By December 29, 2014 No Comments

I’m not generally one to make New Year’s resolutions, but I do tend to get pretty reflective as one year gives way to the next. What do I want to keep from the past year or years, and what needs to go? What are the commitments I want to make or renew, and what needs to get set aside in order to free me up for honoring those commitments.

It’s been over three years now since The Twelve got started, and since then I’ve enjoyed this every-other-week habit of writing, even when it feels most difficult. Writing is something I feel perpetually compelled to do, and yet I feel like I get in my own way most of the time. Writing always feels important but hazardous, especially in an era when everything we write online leaves a trail behind us (Oh hello, future employers! Move along, nothing incriminating to see here!). It is exhilarating when I really feel like I’ve written from the heart, when I’ve said something clearly that I hope will resonate with at least a few other souls.

One of my preferred vices when it comes to avoiding the actual work of writing is to read and read and read about writing. My latest indulgence was a good one—I read bits of Steven Pinker’s new book The Sense of Style: The Thinking Person’s Guide to Writing in the 21st Century. One of his main points throughout the book is that writers need to overcome the debilitating effects of what he calls the “curse of knowledge,” the writer’s faulty assumption that her readers know as much as she does about whatever subject she’s addressing. (Pinker’s WSJ article here also explores the curse of knowledge). Pinker says that writers all too often fail to get out of the parochial territory of our own minds. The terms and parlance that are familiar to us get used without the sort of explanation or background that would aid the reader. To trounce the curse of knowledge, says Pinker, writers need to think constantly about their readers—what might they know or not know, and what needs to be illuminated further in order for the reader to appreciate what the writer is trying to say?

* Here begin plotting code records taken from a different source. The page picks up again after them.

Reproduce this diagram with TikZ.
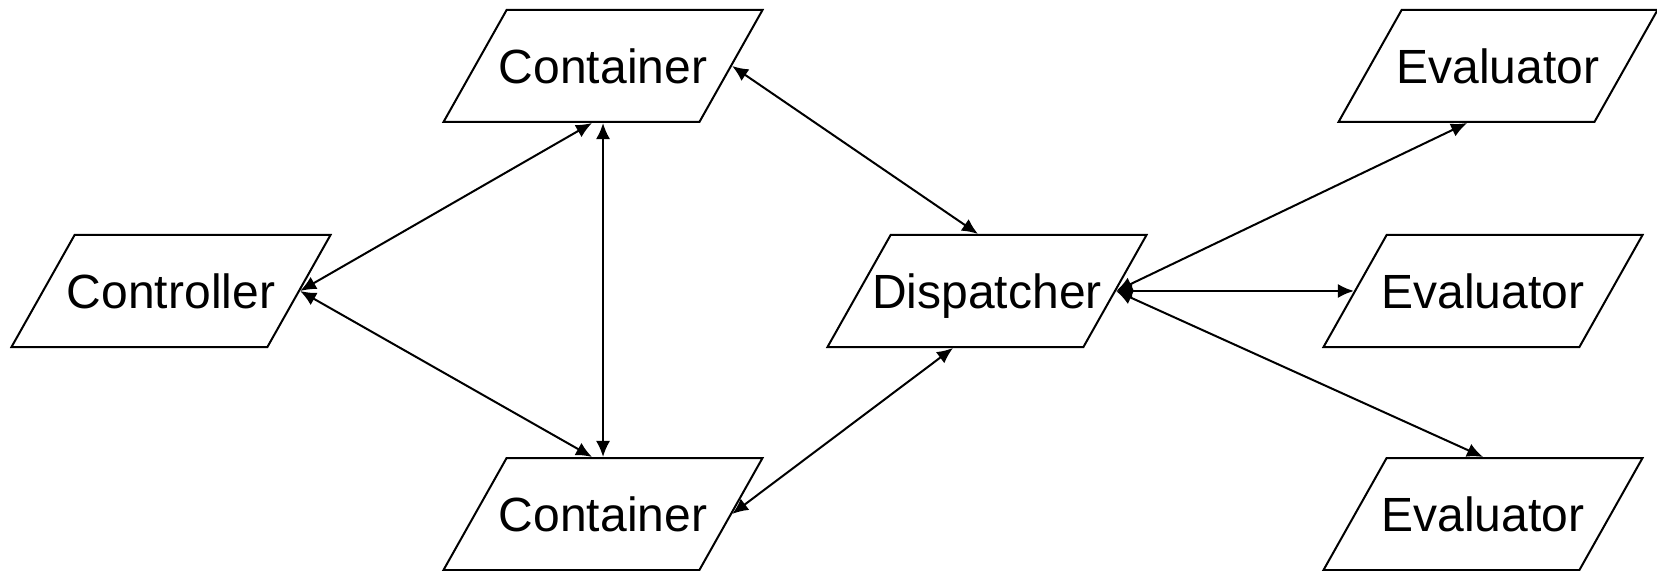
\documentclass[tikz,border=0pt]{standalone}
\usepackage{fontspec}
\setmainfont{Liberation Sans}
\usetikzlibrary{shapes.geometric,arrows.meta}

% label box narrower than the text, so the words run into the slanted ends
\newcommand{\boxlabel}[1]{\makebox[96pt]{#1}}

\tikzset{
    box/.style={draw, line width=1pt, trapezium, trapezium left angle=60.6,
        trapezium right angle=119.4, trapezium stretches body,
        minimum width=159.5pt, text height=19.6pt, text depth=2.4pt,
        inner xsep=0pt, inner ysep=17pt,
        font=\fontsize{24}{28}\selectfont},
    link/.style={<->, line width=1pt}
}

\begin{document}
\begin{tikzpicture}[x=0.5pt, y=-0.5pt, >={Latex[length=8pt,width=7pt]}]
    \useasboundingbox (0,0) rectangle (1657,571);

    % Draw the boxes
    \node[box] (ctrl) at (171,291) {\boxlabel{Controller}};
    \node[box] (conttop) at (603,66) {\boxlabel{Container}};
    \node[box] (contbot) at (603,514) {\boxlabel{Container}};
    \node[box] (disp) at (987,291) {\boxlabel{Dispatcher}};
    \node[box] (evaltop) at (1498,66) {\boxlabel{Evaluator}};
    \node[box] (evalmid) at (1483,291) {\boxlabel{Evaluator}};
    \node[box] (evalbot) at (1483,514) {\boxlabel{Evaluator}};

    % Controller and containers
    \draw[link] (ctrl.east) -- ([xshift=-5.5pt]conttop.south);
    \draw[link] (ctrl.east) -- ([xshift=-5.5pt]contbot.north);
    \draw[link] (conttop.south) -- (contbot.north);

    % Containers and dispatcher
    \draw[link] (conttop.east) -- ([xshift=-4.5pt]disp.north);
    \draw[link] (contbot.east) -- ([xshift=-17pt]disp.south);

    % Dispatcher and evaluators
    \draw[link] (disp.east) -- ([xshift=-15.5pt]evaltop.south);
    \draw[link] (disp.east) -- (evalmid.west);
    \draw[link] (disp.east) -- (evalbot.north);
\end{tikzpicture}
\end{document}
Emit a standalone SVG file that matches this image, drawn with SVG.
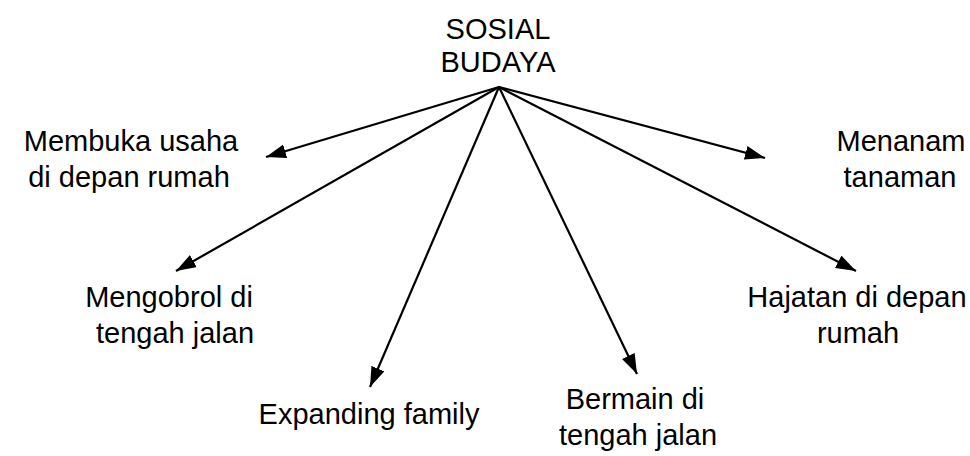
<svg xmlns="http://www.w3.org/2000/svg" width="970" height="456" viewBox="0 0 970 456">
<style>
text{font-family:"Liberation Sans",Arial,sans-serif;font-size:29px;fill:#000;text-anchor:middle}
.c line{stroke:#000;stroke-width:2.2}
</style>
<defs>
<marker id="a" viewBox="0 0 20 14" refX="20" refY="7" markerWidth="20" markerHeight="14" markerUnits="userSpaceOnUse" orient="auto"><path d="M0,0L20,7L0,14z" fill="#000"/></marker>
</defs>
<rect width="970" height="456" fill="#fff"/>
<g id="root"><text x="498" y="39">SOSIAL</text><text x="498" y="72">BUDAYA</text></g>
<g id="n1"><text x="131" y="151">Membuka usaha</text><text x="129" y="187">di depan rumah</text></g>
<g id="n2"><text x="901" y="151">Menanam</text><text x="900" y="187">tanaman</text></g>
<g id="n3"><text x="169" y="307">Mengobrol di</text><text x="175" y="343">tengah jalan</text></g>
<g id="n4"><text x="857" y="307">Hajatan di depan</text><text x="858" y="343">rumah</text></g>
<g id="n5"><text x="369" y="424">Expanding family</text></g>
<g id="n6"><text x="635" y="409">Bermain di</text><text x="638" y="445">tengah jalan</text></g>
<g class="c" id="connectors">
<line x1="499" y1="87" x2="266" y2="157" marker-end="url(#a)"/>
<line x1="499" y1="87" x2="765" y2="158" marker-end="url(#a)"/>
<line x1="499" y1="87" x2="176" y2="271" marker-end="url(#a)"/>
<line x1="499" y1="87" x2="856" y2="271" marker-end="url(#a)"/>
<line x1="499" y1="87" x2="370" y2="387" marker-end="url(#a)"/>
<line x1="499" y1="87" x2="637" y2="374" marker-end="url(#a)"/>
</g>
</svg>
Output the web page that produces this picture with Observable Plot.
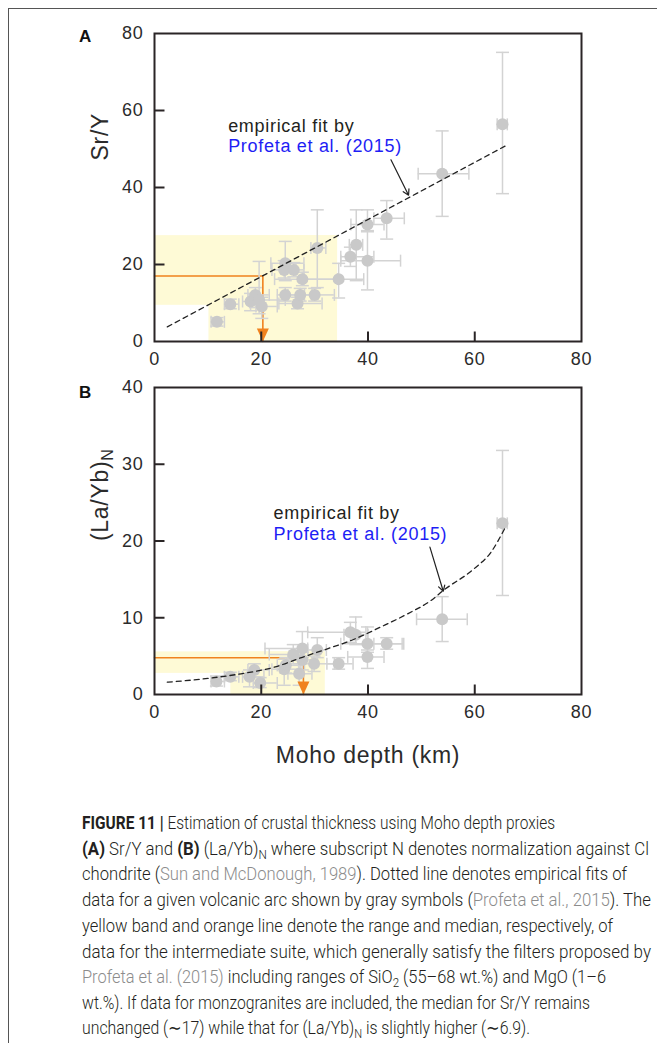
<!DOCTYPE html>
<html><head><meta charset="utf-8">
<script src="https://cdn.jsdelivr.net/npm/d3@7"></script>
<script src="https://cdn.jsdelivr.net/npm/@observablehq/plot@0.6"></script>
<style>
html,body{margin:0;padding:0;background:#fff;width:657px;height:1043px;overflow:hidden;}
#page{position:relative;width:657px;height:1043px;overflow:hidden;}
#border{position:absolute;left:8px;top:8px;width:720px;height:1100px;border:1px solid #555;box-sizing:border-box;}
#plotA{position:absolute;left:0;top:0;}
#plotB{position:absolute;left:0;top:375px;}
.cl{position:absolute;left:82px;white-space:nowrap;transform-origin:0 50%;font-family:"Liberation Sans Narrow","Roboto","Liberation Sans",sans-serif;font-weight:300;font-size:17.5px;line-height:20px;height:20px;color:#231f20;}
.cl b{font-weight:700;}
.cl sub{font-size:0.7em;vertical-align:-0.3em;line-height:0;}
.g{color:#8c8c8c;}
</style></head><body>
<div id="page"><div id="border"></div><div id="plotA"></div><div id="plotB"></div></div>
<script>
// ---------- data ----------
const xTicks = [0, 20, 40, 60, 80];
const yTicksA = [0, 20, 40, 60, 80];
const yTicksB = [0, 10, 20, 30, 40];
const innerX = [20, 40, 60];
const innerA = [20, 40, 60];
const innerB = [10, 20, 30];

// Panel A: Sr/Y vs Moho depth
const mohoA   = [11.7,14.2,18.0,18.9,19.6,20.1,24.5,24.5,24.3,26.1,26.8,27.3,27.7,30.0,30.5,34.5,36.7,37.8,39.9,39.9,43.5,53.9,65.2];
const srY     = [5.1,9.7,10.4,12.1,10.8,9.1,12.1,20.3,18.6,18.6,9.9,12.1,16.2,12.1,24.3,16.2,22.0,25.1,30.4,21.0,32.0,43.6,56.4];
const mohoALo = [10.6,13.1,16.5,17.5,17.8,19.0,23.0,21.8,22.0,24.5,23.3,25.0,22.5,28.1,29.3,28.0,34.9,36.5,36.8,34.9,41.1,49.4,64.2];
const mohoAHi = [13.1,15.8,20.0,21.5,24.5,23.0,27.4,28.0,26.5,28.0,31.4,29.5,34.3,33.7,32.1,39.2,41.1,39.0,43.0,46.1,46.8,58.9,66.1];
const srYLo   = [4.0,8.5,8.0,8.8,7.2,6.0,10.5,15.8,16.5,16.8,8.5,10.5,14.5,10.5,14.0,11.3,19.5,15.8,28.5,13.4,26.6,32.5,38.4];
const srYHi   = [6.2,11.0,12.5,14.0,20.8,11.5,14.0,26.0,21.0,20.5,11.5,13.8,18.0,13.8,34.2,20.3,24.5,34.2,34.2,28.8,36.6,54.7,75.1];
const fitAx = [2.4, 65.9];
const fitAy = [3.8, 50.9];
const bandAx = [10.2, 34.3];   // Moho range
const bandAy = [9.4, 27.5];    // Sr/Y range
const medianA = 17.0;
const mohoEstA = 20.3;
const arrowA = [44.3, 47.2, 47.6, 38.0];
const annA = {x: 13.8, y1: 55.9, y2: 50.6};

// Panel B: (La/Yb)N vs Moho depth
const mohoB   = [11.6,14.2,17.8,18.7,19.8,24.3,24.6,26.0,27.1,27.7,27.7,29.9,30.5,34.5,36.7,37.7,39.9,39.9,43.5,53.9,65.2];
const laYb    = [1.7,2.3,2.3,3.2,1.5,3.3,3.8,5.2,2.7,6.0,4.5,4.0,5.8,4.0,8.1,7.8,6.6,4.9,6.6,9.8,22.3];
const mohoBLo = [10.6,13.1,16.5,17.5,18.5,22.0,23.0,21.5,25.0,20.7,25.0,28.1,28.7,32.3,28.7,35.5,34.9,36.2,41.1,49.1,64.2];
const mohoBHi = [13.1,15.8,20.5,21.5,23.0,27.0,27.4,28.0,29.5,28.7,30.5,33.7,32.2,37.2,39.6,40.0,46.7,43.0,46.4,58.6,66.1];
const laYbLo  = [1.1,1.8,1.0,2.3,0.9,1.2,2.8,4.0,1.2,4.8,3.2,3.0,4.8,3.3,6.8,6.5,5.5,3.4,5.9,6.9,12.9];
const laYbHi  = [2.4,2.9,3.2,4.0,2.2,4.6,4.8,6.5,4.0,8.2,5.5,5.0,7.4,4.8,9.4,10.1,8.8,5.8,7.4,12.75,31.8];
const fitBx = [2.4,10.0,16.2,22.4,27.7,32.4,37.4,42.4,47.4,51.7,54.2,59.9,63.0,65.6];
const fitBy = [1.6,2.1,2.7,3.55,4.85,5.95,7.2,8.8,10.5,12.2,13.6,16.4,18.5,21.6];
const bandBx = [14.3, 32.0];
const bandBy = [2.75, 5.55];
const medianB = 4.78;
const mohoEstB = 27.9;
const arrowB = [51.6, 19.2, 54.1, 13.45];
const annB = {x: 22.3, y1: 23.6, y2: 20.9};

// ---------- styles ----------
const ink = "#2a2526";
const yellow = "#fefad6";
const orange = "#f0821e";
const gray = "#c9c9c9";
const barGray = "#d3d3d3";
const blue = "#1e1ef5";
const font = "'Liberation Sans', Arial, sans-serif";

const tickUp = {draw(c){c.moveTo(0,0);c.lineTo(0,-10);}};
const tickRight = {draw(c){c.moveTo(0,0);c.lineTo(10,0);}};
const capH = {draw(c){c.moveTo(-6.5,0);c.lineTo(6.5,0);}};
const capV = {draw(c){c.moveTo(0,-6);c.lineTo(0,6);}};
const triDown = {draw(c){c.moveTo(-6,-13);c.lineTo(6,-13);c.lineTo(0,0);c.closePath();}};

function errorMarks(xs, ys, xlo, xhi, ylo, yhi) {
  const idx = d3.range(xs.length);
  const s = {stroke: barGray, strokeWidth: 1.5};
  return [
    Plot.ruleX(idx, {x: i => xs[i], y1: i => ylo[i], y2: i => yhi[i], ...s}),
    Plot.ruleY(idx, {y: i => ys[i], x1: i => xlo[i], x2: i => xhi[i], ...s}),
    Plot.dot(idx, {x: i => xs[i], y: i => ylo[i], symbol: capH, fill: "none", ...s}),
    Plot.dot(idx, {x: i => xs[i], y: i => yhi[i], symbol: capH, fill: "none", ...s}),
    Plot.dot(idx, {x: i => xlo[i], y: i => ys[i], symbol: capV, fill: "none", ...s}),
    Plot.dot(idx, {x: i => xhi[i], y: i => ys[i], symbol: capV, fill: "none", ...s}),
    Plot.dot(idx, {x: i => xs[i], y: i => ys[i], r: 6, fill: gray, stroke: "none"})
  ];
}

function axisMarks(yTicks, innerY) {
  return [
    Plot.axisX({ticks: xTicks, tickSize: 0, tickPadding: 11, fontSize: 18, label: null, fill: "#2b2b2b"}),
    Plot.axisY({ticks: yTicks, tickSize: 0, tickPadding: 11, fontSize: 18, label: null, fill: "#2b2b2b"}),
    Plot.dot(innerX, {x: d => d, frameAnchor: "bottom", symbol: tickUp, stroke: ink, strokeWidth: 2, fill: "none"}),
    Plot.dot(innerY, {y: d => d, frameAnchor: "left", symbol: tickRight, stroke: ink, strokeWidth: 2, fill: "none"}),
    Plot.frame({stroke: ink, strokeWidth: 2})
  ];
}

function bandRects(bx, by) {
  return [
    {x1: 0, x2: bx[1], y1: by[0], y2: by[1]},
    {x1: bx[0], x2: bx[1], y1: 0, y2: by[1]}
  ];
}

const baseStyle = {fontFamily: font, fontSize: "18px", color: "#2b2b2b", background: "transparent", overflow: "visible", letterSpacing: "0.7px"};

// ---------- Panel A ----------
const plotA = Plot.plot({
  width: 657, height: 375,
  marginLeft: 154, marginRight: 76, marginTop: 33, marginBottom: 34,
  x: {domain: [0, 80], label: null},
  y: {domain: [0, 80], label: null},
  style: baseStyle,
  marks: [
    Plot.rect(bandRects(bandAx, bandAy), {x1: "x1", x2: "x2", y1: "y1", y2: "y2", fill: yellow}),
    Plot.line([[0, medianA], [mohoEstA, medianA], [mohoEstA, 0]], {stroke: orange, strokeWidth: 1.6}),
    ...errorMarks(mohoA, srY, mohoALo, mohoAHi, srYLo, srYHi),
    Plot.dot([[mohoEstA, 0]], {symbol: triDown, fill: orange, stroke: "none"}),
    Plot.line(fitAx.map((x, i) => [x, fitAy[i]]), {stroke: "#222", strokeWidth: 1.3, strokeDasharray: "5,4"}),
    Plot.arrow([arrowA], {x1: d => d[0], y1: d => d[1], x2: d => d[2], y2: d => d[3], stroke: "#222", strokeWidth: 1.2, headLength: 8}),
    Plot.text(["empirical fit by"], {x: annA.x, y: annA.y1, textAnchor: "start", lineAnchor: "middle", fontSize: 18, fill: "#231f20"}),
    Plot.text(["Profeta et al. (2015)"], {x: annA.x, y: annA.y2, textAnchor: "start", lineAnchor: "middle", fontSize: 18, fill: blue}),
    ...axisMarks(yTicksA, innerA),
    Plot.text(["Sr/Y"], {frameAnchor: "left", dx: -54, dy: -27, rotate: -90, fontSize: 23, fill: "#2b2b2b"}),
    Plot.text(["A"], {frameAnchor: "top-left", dx: -69, dy: 3, fontSize: 17, fontWeight: "bold", fill: "#111", textAnchor: "middle", lineAnchor: "middle"})
  ]
});
document.getElementById("plotA").appendChild(plotA);

// ---------- Panel B ----------
const plotB = Plot.plot({
  width: 657, height: 405,
  marginLeft: 154, marginRight: 76, marginTop: 12, marginBottom: 86,
  x: {domain: [0, 80], label: null},
  y: {domain: [0, 40], label: null},
  style: baseStyle,
  marks: [
    Plot.rect(bandRects(bandBx, bandBy), {x1: "x1", x2: "x2", y1: "y1", y2: "y2", fill: yellow}),
    Plot.line([[0, medianB], [mohoEstB, medianB], [mohoEstB, 0]], {stroke: orange, strokeWidth: 1.6}),
    ...errorMarks(mohoB, laYb, mohoBLo, mohoBHi, laYbLo, laYbHi),
    Plot.dot([[mohoEstB, 0]], {symbol: triDown, fill: orange, stroke: "none"}),
    Plot.line(fitBx.map((x, i) => [x, fitBy[i]]), {stroke: "#222", strokeWidth: 1.3, strokeDasharray: "5,4", curve: "monotone-x"}),
    Plot.arrow([arrowB], {x1: d => d[0], y1: d => d[1], x2: d => d[2], y2: d => d[3], stroke: "#222", strokeWidth: 1.2, headLength: 8}),
    Plot.text(["empirical fit by"], {x: annB.x, y: annB.y1, textAnchor: "start", lineAnchor: "middle", fontSize: 18, fill: "#231f20"}),
    Plot.text(["Profeta et al. (2015)"], {x: annB.x, y: annB.y2, textAnchor: "start", lineAnchor: "middle", fontSize: 18, fill: blue}),
    ...axisMarks(yTicksB, innerB),
    Plot.text(["(La/Yb)N"], {frameAnchor: "left", dx: -54, rotate: -90, fontSize: 23, fill: "#2b2b2b"}),
    Plot.text(["Moho depth (km)"], {frameAnchor: "bottom", dy: 61, fontSize: 23, fill: "#2b2b2b", lineAnchor: "middle"}),
    Plot.text(["B"], {frameAnchor: "top-left", dx: -69, dy: 5.5, fontSize: 17, fontWeight: "bold", fill: "#111", textAnchor: "middle", lineAnchor: "middle"})
  ]
});
document.getElementById("plotB").appendChild(plotB);
d3.select(plotB).selectAll("text").filter(function(){ return this.textContent === "(La/Yb)N"; }).each(function(){
  const t = d3.select(this);
  t.text("(La/Yb)");
  t.append("tspan").attr("dy", "0.35em").attr("font-size", "16px").text("N");
});

// ---------- Caption ----------
const captionLines = [
  '<b>FIGURE 11 |</b> Estimation of crustal thickness using Moho depth proxies',
  '<b>(A)</b> Sr/Y and <b>(B)</b> (La/Yb)<sub>N</sub> where subscript N denotes normalization against Cl',
  'chondrite (<span class="g">Sun and McDonough, 1989</span>). Dotted line denotes empirical fits of',
  'data for a given volcanic arc shown by gray symbols (<span class="g">Profeta et al., 2015</span>). The',
  'yellow band and orange line denote the range and median, respectively, of',
  'data for the intermediate suite, which generally satisfy the filters proposed by',
  '<span class="g">Profeta et al. (2015)</span> including ranges of SiO<sub>2</sub> (55–68 wt.%) and MgO (1–6',
  'wt.%). If data for monzogranites are included, the median for Sr/Y remains',
  'unchanged (∼17) while that for (La/Yb)<sub>N</sub> is slightly higher (∼6.9).'
];
const captionRight = [555, 649, 627, 651, 613, 651, 606, 590, 530];
const captionY = [823, 848.5, 874, 900, 925.5, 951.5, 977, 1002.5, 1028];
const page = document.getElementById("page");
captionLines.forEach((html, i) => {
  const div = document.createElement("div");
  div.className = "cl";
  div.innerHTML = html;
  div.style.top = (captionY[i] - 10) + "px";
  page.appendChild(div);
  const w = div.getBoundingClientRect().width;
  const s = (captionRight[i] - 82) / w;
  div.style.transform = `scaleX(${s})`;
});
</script>
</body></html>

I find that the curse of knowledge plagues much more than just writing—so many aspects of human communication are predicated on assumptions about what “everybody knows” or what “everyone” has experienced in life. Points of miscommunication and conflict often reveal to us how faulty our assumptions were. Good writers seem to hone the skill of claiming their own perspective and not assuming it’s shared by all their readers. At the same time, good writers also don’t shy away from writing about things that might be commonplace and as old as the ages, because they know that their own take on it will be as unique as the idiosyncrasies of their own minds. Think, for instance, of the way Annie Dillard can give a reader an utterly fresh vantage point to see the extraordinary in everyday natural landscapes.

Religious people, writers and preachers and teachers and readers and hearers alike, fall prey to the curse of knowledge on a regular basis. We assume that words like ‘God’ and ‘grace’ and ‘faith’ and ‘church’ have the same meanings and associations for others as they do for us. Not so. Better to drill down and be forthright about what they mean or don’t mean for us, and to explore with curiosity and openness what they mean for those with whom we want to be in conversation. Language, and the religious meaning it can convey, quickly becomes stale and brittle if it doesn’t engage the communicator’s own way of seeing the world. And something comforting emerges from that, I hope—perhaps especially for those preachers who have just made it through another Christmas round, trying to convey the contemporary impact of ancient texts. The comfort is that we draw on living texts, animated by a living Word. We don’t have to drum up a new spin on Micah or Malachi or Matthew. They endure. What changes are the faces and names and lived experiences of the hearers. Maybe they have never heard the stories at all, or haven’t heard them from the lips of someone who didn’t already assume their familiarity. Maybe this year’s trip around the sun brought joys or losses that will resonate deeply with a timeworn phrase from scripture, or a verse from a faded hymn.

I do want to recommit to writing this year, and to the craft of speaking for myself in ways that, I hope, invite others to do the same. There may be nothing new under the sun, but there is so much yet to be said about it.